§ Exercise brief:
Omit the pictures and print exactly the lines of the listing below, starting at the first and ending at the line containing "const fs = 25;".

§ Given information:
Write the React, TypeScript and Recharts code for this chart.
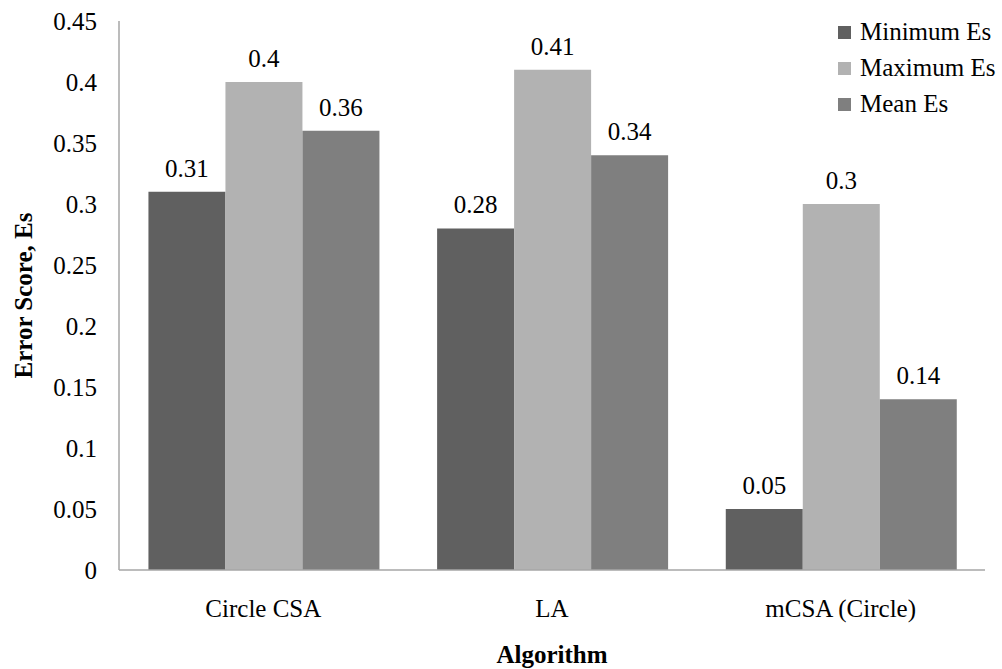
import { BarChart, Bar, XAxis, YAxis, Legend, LabelList } from "recharts";

const algorithms = ["Circle CSA", "LA", "mCSA (Circle)"];
const minimumEs = [0.31, 0.28, 0.05];
const maximumEs = [0.4, 0.41, 0.3];
const meanEs = [0.36, 0.34, 0.14];
const yTicks = [0, 0.05, 0.1, 0.15, 0.2, 0.25, 0.3, 0.35, 0.4, 0.45];

const series = [
  { key: "min", name: "Minimum Es", color: "#606060" },
  { key: "max", name: "Maximum Es", color: "#B2B2B2" },
  { key: "mean", name: "Mean Es", color: "#7F7F7F" },
];

const data = algorithms.map((name, i) => ({
  name,
  min: minimumEs[i],
  max: maximumEs[i],
  mean: meanEs[i],
}));

const font = "'Liberation Serif', 'Times New Roman', serif";
const fs = 25;

const LegendBox = () => (
  <div style={{ fontFamily: font, fontSize: fs, color: "#000" }}>
    {series.map((s) => (
      <div
        key={s.key}
        style={{ display: "flex", alignItems: "center", height: 36 }}
      >
        <span
          style={{
            width: 13,
            height: 13,
            background: s.color,
            display: "inline-block",
            marginRight: 9,
          }}
        />
        {s.name}
      </div>
    ))}
  </div>
);

const XTick = (props: any) => (
  <text
    x={props.x}
    y={props.y + 47}
    textAnchor="middle"
    style={{ fontFamily: font, fontSize: fs, fill: "#000" }}
  >
    {props.payload.value}
  </text>
);

const YTick = (props: any) => (
  <text
    x={props.x}
    y={props.y + 9}
    textAnchor="end"
    style={{ fontFamily: font, fontSize: fs, fill: "#000" }}
  >
    {props.payload.value}
  </text>
);

export default function App() {
  return (
    <div style={{ position: "absolute", left: 0, top: 0, background: "#fff" }}>
      <BarChart
        width={1002}
        height={669}
        data={data}
        margin={{ top: 21, right: 17, left: 0, bottom: 0 }}
        barCategoryGap="10.2%"
        barGap={0}
        style={{ fontFamily: font }}
      >
        <XAxis
          dataKey="name"
          height={99}
          axisLine={{ stroke: "#A6A6A6", strokeWidth: 1.5 }}
          tickLine={false}
          tickSize={0}
          tickMargin={0}
          tick={<XTick />}
          label={{
            value: "Algorithm",
            position: "insideBottom",
            offset: 6,
            style: { fontWeight: "bold", fontSize: fs, fill: "#000", fontFamily: font },
          }}
        />
        <YAxis
          width={119}
          domain={[0, 0.45]}
          ticks={yTicks}
          interval={0}
          axisLine={{ stroke: "#A6A6A6", strokeWidth: 1.5 }}
          tickLine={false}
          tickSize={0}
          tickMargin={22}
          tick={<YTick />}
          label={{
            value: "Error Score, Es",
            angle: -90,
            position: "insideLeft",
            offset: 23,
            style: {
              textAnchor: "middle",
              fontWeight: "bold",
              fontSize: fs,
              fill: "#000",
              fontFamily: font,
            },
          }}
        />
        <Legend
          verticalAlign="middle"
          align="center"
          layout="vertical"
          content={<LegendBox />}
          wrapperStyle={{ top: 14, left: 838, width: 164 }}
        />
        {series.map((s) => (
          <Bar
            key={s.key}
            dataKey={s.key}
            name={s.name}
            fill={s.color}
            isAnimationActive={false}
          >
            <LabelList
              dataKey={s.key}
              position="top"
              offset={15}
              style={{ fill: "#000", fontSize: fs, fontFamily: font }}
            />
          </Bar>
        ))}
      </BarChart>
    </div>
  );
}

§ Written solution:
Write the React, TypeScript and Recharts code for this chart.
import { BarChart, Bar, XAxis, YAxis, Legend, LabelList } from "recharts";

const algorithms = ["Circle CSA", "LA", "mCSA (Circle)"];
const minimumEs = [0.31, 0.28, 0.05];
const maximumEs = [0.4, 0.41, 0.3];
const meanEs = [0.36, 0.34, 0.14];
const yTicks = [0, 0.05, 0.1, 0.15, 0.2, 0.25, 0.3, 0.35, 0.4, 0.45];

const series = [
  { key: "min", name: "Minimum Es", color: "#606060" },
  { key: "max", name: "Maximum Es", color: "#B2B2B2" },
  { key: "mean", name: "Mean Es", color: "#7F7F7F" },
];

const data = algorithms.map((name, i) => ({
  name,
  min: minimumEs[i],
  max: maximumEs[i],
  mean: meanEs[i],
}));

const font = "'Liberation Serif', 'Times New Roman', serif";
const fs = 25;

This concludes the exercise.